Kinetic friction is the friction that is encountered when surfaces slide against one another. The force that is designated for kinetic friction is f_k. The f stands for force, and the k stands for kinetic. To oppose motion, this force of kinetic friction must act opposite of the direction of the velocity of the moving object. When attaching a spring scale to a rough object across a table, the scale is what identifies the magnitude of the force of the kinetic friction. Generally, the force of kinetic friction is proportional to the normal force and is derived by the multiplication of the coefficient of kinetic friction to the normal force. μ_k is referred to as the coefficient of kinetic friction, and most typically, the values tend to range from 0 to 1. Rubber on concrete has 0.8 for its μ_k, steel on glass has 0.57, and human joints have 0.003. The properties that kinetic friction has of two sliding surfaces are as follows, as the friction: opposes the motion of the surfaces, proportional to the normal force between surfaces, same regardless of the speed of the surfaces, same regardless of the area of contact between the surfaces.

Static friction is the force that opposes the sliding of one nonmoving surface past another. μ_s is the coefficient of static friction. Like kinetic friction, the static frict ion is due to the microscopic irregularities of the surfaces that are in contact with one another. Static friction, however, is stronger than kinetic friction. The force of static friction is able to have any value ranging from 0 to a defined maximum. For example, waxed ski on snow has a static friction of 0.10, rubber on wet concrete has 0.30, and steel on glass has 0.74. When a brick is on a board, the brick may have no tendency to move while it is level. When the board is slowly tilted, gravity pulls the brick downhill and if the tilt isn’t too great, the brick will stay put. There, however, will come a point when the tilt is increased, and the bricks may lose grip and begin sliding. This is when the force of static friction maxes out, to the point where it is as large as it could be. A stationary object begins moving when the applied force equal the maximum force over the static friction. Once the object is in motion, kinetic friction takes over, and the maximum static friction is to be derived by the coefficient of static friction multiplied to the normal force. In most cases, the μ_s is greater than μ_k.

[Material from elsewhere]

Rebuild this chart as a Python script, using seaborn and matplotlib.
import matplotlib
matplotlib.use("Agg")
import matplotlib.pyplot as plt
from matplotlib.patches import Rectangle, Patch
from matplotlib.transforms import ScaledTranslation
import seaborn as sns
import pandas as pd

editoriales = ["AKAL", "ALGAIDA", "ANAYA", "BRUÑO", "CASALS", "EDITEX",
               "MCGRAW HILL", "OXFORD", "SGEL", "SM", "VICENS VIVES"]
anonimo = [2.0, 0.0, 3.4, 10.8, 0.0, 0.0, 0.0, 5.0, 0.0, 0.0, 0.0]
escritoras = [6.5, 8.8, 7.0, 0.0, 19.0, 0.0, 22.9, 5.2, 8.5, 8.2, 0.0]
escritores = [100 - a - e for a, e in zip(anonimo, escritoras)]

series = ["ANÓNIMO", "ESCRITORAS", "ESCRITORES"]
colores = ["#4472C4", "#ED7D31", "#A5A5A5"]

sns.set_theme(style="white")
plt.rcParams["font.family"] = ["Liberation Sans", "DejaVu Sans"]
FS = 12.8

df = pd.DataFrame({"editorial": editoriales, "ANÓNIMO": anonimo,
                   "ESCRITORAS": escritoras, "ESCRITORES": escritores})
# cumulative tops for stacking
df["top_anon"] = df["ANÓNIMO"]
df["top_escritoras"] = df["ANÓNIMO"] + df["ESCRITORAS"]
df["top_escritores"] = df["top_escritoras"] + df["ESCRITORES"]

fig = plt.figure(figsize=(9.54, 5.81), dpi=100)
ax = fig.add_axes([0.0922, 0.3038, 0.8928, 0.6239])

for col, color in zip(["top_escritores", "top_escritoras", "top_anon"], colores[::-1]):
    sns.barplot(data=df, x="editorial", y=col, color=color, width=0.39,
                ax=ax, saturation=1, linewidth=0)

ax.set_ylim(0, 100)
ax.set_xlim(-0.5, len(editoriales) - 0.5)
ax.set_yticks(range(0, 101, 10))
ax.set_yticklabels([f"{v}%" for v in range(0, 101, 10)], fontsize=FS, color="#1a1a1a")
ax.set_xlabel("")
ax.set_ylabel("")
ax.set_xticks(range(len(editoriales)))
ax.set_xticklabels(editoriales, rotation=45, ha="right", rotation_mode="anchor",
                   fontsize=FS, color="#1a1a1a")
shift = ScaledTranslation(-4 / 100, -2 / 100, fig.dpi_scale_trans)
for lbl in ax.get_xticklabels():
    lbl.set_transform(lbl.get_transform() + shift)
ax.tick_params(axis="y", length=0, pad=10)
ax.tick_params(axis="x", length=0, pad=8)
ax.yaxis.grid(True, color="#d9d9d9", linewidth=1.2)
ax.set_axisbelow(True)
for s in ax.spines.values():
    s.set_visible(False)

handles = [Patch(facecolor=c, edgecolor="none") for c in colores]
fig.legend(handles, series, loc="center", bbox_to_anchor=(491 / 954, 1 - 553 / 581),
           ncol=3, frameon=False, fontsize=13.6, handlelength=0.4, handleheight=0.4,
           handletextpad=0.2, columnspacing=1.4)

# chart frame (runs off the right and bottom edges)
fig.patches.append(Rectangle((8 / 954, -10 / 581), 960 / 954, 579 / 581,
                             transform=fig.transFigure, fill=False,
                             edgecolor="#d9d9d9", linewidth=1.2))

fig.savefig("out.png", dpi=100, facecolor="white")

Applying, what we learned today, it is possible to look into the secret behind the use of the antilock braking systems in automobile technology today. The ABS, or the electronic rotation sensor at each wheel, is what automatically pumps the breaks when the car is about to skid. The wheels in older cars tend to lock when panic breaking, and this is what causes the car to skid, uncontrollably. In general, the sliding or skidding tires are what are subject to kinetic friction, and tires that roll are what are subject to static friction. Therefore, by pumping the breaks, the car is able to continue rotating its’ wheels even when the cars are in an emergency stop, as the static friction is able to determine the stopping distance.